*Dataset records*
** begin **

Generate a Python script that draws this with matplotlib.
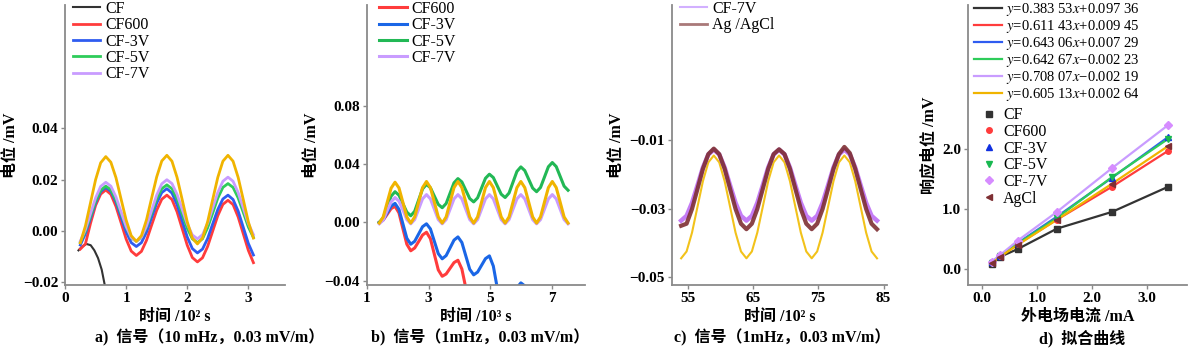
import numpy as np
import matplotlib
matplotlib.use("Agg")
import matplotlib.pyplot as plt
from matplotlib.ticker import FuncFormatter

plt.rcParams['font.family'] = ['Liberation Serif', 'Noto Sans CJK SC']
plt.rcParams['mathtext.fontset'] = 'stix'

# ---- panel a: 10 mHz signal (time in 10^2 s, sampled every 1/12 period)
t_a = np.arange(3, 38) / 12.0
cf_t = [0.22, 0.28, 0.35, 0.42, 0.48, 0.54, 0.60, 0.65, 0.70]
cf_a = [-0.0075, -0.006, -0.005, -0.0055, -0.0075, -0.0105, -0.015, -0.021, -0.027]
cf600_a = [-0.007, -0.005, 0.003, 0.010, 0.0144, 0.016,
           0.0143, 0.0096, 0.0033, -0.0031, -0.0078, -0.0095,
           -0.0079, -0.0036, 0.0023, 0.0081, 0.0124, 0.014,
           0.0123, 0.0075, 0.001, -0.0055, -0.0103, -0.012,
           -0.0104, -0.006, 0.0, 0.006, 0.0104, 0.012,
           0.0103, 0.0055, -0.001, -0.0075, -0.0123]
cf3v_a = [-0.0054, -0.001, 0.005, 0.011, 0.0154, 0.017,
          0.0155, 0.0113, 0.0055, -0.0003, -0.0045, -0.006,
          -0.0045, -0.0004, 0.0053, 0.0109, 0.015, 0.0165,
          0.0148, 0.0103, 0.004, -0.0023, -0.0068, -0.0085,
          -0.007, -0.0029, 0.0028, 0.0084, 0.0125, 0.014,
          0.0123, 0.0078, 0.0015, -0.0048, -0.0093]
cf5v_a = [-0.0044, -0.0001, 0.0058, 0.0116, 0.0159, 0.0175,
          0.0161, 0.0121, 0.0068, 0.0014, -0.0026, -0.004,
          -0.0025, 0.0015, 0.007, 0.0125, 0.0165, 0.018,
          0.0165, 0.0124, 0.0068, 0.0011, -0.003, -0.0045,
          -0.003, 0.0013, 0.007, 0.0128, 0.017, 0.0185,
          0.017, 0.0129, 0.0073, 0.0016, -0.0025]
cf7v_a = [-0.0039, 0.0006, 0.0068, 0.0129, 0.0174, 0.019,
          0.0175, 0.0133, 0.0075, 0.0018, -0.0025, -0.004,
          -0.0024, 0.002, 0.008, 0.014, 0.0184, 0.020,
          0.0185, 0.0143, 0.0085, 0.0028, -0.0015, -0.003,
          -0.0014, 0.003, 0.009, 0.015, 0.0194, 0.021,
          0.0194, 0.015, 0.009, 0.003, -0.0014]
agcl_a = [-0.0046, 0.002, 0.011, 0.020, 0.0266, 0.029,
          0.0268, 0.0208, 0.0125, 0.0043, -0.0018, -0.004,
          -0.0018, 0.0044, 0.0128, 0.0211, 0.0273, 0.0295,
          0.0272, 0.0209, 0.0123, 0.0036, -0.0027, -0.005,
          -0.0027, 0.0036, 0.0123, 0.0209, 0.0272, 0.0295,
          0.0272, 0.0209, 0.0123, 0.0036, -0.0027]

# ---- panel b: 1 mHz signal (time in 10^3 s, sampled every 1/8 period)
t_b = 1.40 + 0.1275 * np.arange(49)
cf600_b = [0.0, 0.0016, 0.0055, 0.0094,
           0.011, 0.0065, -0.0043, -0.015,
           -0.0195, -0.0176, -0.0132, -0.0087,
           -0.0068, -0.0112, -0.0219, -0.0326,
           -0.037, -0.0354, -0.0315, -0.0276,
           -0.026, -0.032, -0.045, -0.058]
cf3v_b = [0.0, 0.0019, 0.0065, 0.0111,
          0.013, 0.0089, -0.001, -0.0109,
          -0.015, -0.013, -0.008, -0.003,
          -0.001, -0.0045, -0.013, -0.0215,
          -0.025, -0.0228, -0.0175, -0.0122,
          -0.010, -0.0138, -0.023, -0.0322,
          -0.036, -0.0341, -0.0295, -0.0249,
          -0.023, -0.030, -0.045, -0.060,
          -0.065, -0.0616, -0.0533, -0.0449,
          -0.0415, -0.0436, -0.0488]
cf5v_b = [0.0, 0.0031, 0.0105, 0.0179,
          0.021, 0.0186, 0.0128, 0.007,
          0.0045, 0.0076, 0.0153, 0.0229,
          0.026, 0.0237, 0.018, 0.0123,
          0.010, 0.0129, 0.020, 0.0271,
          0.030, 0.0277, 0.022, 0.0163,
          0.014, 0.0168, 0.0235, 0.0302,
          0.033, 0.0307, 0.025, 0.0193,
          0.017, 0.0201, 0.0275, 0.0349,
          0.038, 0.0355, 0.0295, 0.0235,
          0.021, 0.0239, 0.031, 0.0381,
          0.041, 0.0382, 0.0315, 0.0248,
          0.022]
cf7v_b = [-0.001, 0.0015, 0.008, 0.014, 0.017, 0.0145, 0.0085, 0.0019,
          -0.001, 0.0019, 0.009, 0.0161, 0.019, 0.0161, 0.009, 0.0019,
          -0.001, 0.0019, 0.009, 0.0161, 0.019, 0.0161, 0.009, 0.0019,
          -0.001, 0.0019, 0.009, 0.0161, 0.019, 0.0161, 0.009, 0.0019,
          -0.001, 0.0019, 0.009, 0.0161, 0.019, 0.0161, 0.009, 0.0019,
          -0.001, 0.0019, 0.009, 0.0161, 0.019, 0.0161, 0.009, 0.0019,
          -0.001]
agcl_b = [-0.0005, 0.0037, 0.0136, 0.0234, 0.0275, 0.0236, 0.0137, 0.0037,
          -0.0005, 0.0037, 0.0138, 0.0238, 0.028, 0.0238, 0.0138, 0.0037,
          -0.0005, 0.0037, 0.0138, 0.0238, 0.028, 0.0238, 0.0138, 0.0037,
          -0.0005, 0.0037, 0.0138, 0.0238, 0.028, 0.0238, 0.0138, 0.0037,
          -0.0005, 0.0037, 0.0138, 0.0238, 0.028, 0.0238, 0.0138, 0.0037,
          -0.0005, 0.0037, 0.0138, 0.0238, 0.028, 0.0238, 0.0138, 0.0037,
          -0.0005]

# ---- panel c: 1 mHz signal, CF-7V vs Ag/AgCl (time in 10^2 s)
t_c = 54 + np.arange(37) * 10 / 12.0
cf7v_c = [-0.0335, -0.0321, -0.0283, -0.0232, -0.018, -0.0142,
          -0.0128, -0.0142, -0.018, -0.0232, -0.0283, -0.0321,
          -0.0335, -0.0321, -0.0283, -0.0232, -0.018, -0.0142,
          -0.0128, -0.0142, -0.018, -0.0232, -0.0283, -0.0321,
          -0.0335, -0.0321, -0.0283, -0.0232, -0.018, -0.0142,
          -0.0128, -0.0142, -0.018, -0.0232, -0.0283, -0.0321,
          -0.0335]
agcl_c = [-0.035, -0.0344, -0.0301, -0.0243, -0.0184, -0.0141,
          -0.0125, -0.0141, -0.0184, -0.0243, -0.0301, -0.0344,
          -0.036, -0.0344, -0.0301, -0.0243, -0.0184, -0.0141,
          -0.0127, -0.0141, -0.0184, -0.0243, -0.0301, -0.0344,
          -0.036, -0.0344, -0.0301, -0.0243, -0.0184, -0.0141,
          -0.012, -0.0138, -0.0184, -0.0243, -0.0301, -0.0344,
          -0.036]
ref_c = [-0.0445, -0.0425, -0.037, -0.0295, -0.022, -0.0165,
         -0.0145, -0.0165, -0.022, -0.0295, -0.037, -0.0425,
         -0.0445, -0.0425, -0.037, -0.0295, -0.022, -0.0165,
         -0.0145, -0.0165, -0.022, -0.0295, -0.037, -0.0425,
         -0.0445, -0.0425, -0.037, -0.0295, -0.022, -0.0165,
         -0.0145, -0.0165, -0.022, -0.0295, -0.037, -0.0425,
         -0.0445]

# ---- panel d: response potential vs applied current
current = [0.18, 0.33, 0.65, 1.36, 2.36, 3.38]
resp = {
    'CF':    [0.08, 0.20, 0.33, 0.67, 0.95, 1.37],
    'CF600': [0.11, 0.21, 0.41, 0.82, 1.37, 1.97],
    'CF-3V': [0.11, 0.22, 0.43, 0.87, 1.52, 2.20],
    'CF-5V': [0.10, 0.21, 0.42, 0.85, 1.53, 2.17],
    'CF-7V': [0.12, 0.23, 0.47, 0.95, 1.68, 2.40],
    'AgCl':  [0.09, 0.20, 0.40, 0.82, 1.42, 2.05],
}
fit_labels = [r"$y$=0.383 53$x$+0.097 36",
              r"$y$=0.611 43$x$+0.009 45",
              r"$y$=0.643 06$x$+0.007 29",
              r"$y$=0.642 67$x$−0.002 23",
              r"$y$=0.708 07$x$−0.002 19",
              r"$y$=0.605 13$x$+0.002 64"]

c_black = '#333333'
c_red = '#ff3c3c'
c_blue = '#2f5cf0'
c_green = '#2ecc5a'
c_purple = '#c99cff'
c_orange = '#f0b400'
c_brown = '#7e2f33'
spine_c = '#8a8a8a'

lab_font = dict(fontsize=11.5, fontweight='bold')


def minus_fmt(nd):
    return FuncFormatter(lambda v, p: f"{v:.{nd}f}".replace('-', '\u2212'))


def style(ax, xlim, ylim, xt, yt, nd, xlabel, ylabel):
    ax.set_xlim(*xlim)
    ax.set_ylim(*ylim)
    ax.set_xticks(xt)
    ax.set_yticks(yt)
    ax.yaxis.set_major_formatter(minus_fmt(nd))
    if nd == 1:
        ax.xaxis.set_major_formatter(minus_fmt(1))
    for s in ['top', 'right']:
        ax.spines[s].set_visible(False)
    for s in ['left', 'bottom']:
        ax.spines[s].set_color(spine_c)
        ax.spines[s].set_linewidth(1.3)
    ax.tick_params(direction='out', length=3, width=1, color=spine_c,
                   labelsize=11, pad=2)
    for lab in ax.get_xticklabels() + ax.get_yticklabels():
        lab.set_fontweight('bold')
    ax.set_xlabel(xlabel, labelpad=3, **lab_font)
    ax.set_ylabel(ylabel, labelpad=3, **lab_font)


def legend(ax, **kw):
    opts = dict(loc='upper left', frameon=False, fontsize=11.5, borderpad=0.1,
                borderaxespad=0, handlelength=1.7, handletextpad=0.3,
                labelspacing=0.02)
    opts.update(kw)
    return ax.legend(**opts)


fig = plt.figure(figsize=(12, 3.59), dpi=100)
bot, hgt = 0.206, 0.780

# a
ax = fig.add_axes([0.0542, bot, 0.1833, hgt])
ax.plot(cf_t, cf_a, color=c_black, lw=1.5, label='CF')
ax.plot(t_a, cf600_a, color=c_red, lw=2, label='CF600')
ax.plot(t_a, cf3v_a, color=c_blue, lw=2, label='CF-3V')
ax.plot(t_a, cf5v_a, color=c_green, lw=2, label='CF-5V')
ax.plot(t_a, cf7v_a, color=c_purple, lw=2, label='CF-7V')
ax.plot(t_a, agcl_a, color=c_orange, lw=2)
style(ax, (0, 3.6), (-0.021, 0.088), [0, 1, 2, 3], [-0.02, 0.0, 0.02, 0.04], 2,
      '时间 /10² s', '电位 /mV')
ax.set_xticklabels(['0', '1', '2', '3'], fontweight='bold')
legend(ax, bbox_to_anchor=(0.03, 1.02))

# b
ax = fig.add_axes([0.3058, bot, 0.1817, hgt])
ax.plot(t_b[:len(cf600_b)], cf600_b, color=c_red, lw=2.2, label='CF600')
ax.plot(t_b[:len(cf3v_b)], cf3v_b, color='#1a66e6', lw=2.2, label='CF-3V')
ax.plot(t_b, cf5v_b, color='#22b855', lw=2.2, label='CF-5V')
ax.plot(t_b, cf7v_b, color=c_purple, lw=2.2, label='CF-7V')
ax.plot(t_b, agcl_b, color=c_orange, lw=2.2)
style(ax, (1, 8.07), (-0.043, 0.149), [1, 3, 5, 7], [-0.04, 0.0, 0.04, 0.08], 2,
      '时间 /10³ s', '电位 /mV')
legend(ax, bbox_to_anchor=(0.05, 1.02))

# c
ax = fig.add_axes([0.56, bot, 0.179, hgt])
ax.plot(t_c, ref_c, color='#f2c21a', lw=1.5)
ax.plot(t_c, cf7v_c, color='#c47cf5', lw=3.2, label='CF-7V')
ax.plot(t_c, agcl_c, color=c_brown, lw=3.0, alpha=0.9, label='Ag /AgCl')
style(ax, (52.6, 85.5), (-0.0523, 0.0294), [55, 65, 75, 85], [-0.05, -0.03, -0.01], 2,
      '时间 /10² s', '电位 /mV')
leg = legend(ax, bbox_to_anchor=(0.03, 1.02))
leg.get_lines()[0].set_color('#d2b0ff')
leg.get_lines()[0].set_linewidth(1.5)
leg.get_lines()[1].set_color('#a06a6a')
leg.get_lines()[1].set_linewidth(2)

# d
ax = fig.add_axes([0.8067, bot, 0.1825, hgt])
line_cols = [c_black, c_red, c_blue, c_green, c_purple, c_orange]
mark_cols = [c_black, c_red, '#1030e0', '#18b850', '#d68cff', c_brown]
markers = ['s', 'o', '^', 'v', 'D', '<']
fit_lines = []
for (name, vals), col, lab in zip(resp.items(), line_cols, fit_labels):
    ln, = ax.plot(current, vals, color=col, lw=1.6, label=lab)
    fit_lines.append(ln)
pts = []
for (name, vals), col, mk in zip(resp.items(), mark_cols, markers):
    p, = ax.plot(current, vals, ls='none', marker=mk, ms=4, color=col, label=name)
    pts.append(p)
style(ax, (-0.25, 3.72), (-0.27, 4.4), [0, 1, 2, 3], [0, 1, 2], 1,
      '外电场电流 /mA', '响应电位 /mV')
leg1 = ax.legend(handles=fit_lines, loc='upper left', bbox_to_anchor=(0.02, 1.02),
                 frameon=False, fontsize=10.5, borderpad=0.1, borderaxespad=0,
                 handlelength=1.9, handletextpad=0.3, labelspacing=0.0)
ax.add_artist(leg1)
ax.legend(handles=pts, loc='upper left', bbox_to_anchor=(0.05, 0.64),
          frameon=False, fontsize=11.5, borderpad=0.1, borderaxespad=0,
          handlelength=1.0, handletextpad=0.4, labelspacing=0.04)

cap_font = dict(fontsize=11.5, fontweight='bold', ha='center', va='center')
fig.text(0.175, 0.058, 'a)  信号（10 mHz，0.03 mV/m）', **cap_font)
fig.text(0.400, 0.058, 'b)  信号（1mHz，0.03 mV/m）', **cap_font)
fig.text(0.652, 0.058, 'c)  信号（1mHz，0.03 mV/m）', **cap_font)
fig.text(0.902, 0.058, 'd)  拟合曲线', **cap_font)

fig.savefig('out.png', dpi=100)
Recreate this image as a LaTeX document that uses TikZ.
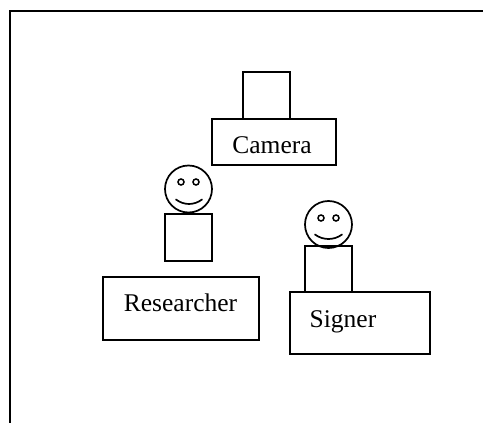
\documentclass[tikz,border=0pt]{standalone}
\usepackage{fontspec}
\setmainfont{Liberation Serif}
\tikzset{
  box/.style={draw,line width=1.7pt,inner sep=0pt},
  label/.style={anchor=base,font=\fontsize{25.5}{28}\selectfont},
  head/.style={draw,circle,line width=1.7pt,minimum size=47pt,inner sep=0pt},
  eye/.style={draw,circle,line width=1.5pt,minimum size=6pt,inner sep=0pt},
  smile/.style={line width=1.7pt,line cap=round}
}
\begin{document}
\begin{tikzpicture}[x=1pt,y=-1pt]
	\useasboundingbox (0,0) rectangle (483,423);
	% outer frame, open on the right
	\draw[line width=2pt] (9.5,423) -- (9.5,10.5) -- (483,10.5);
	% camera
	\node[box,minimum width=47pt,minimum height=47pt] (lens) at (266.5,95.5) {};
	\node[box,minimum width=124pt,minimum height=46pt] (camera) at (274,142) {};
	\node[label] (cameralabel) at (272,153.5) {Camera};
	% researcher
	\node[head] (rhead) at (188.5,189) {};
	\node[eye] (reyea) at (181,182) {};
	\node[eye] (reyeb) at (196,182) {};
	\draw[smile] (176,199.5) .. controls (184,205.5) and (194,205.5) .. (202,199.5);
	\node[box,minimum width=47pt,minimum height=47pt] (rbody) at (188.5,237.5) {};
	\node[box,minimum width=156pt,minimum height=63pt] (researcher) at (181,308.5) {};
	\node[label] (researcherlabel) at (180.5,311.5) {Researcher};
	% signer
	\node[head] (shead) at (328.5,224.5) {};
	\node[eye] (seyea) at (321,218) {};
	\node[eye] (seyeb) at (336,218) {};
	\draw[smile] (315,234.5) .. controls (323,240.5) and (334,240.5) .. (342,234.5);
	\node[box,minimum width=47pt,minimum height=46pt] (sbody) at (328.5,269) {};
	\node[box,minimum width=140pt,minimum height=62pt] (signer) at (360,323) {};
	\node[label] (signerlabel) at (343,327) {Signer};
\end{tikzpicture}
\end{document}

** end **

*Given request*
Which lines hold the string "this"? Copy all of them from the data above.

*Exercise output*
Generate a Python script that draws this with matplotlib.
Recreate this image as a LaTeX document that uses TikZ.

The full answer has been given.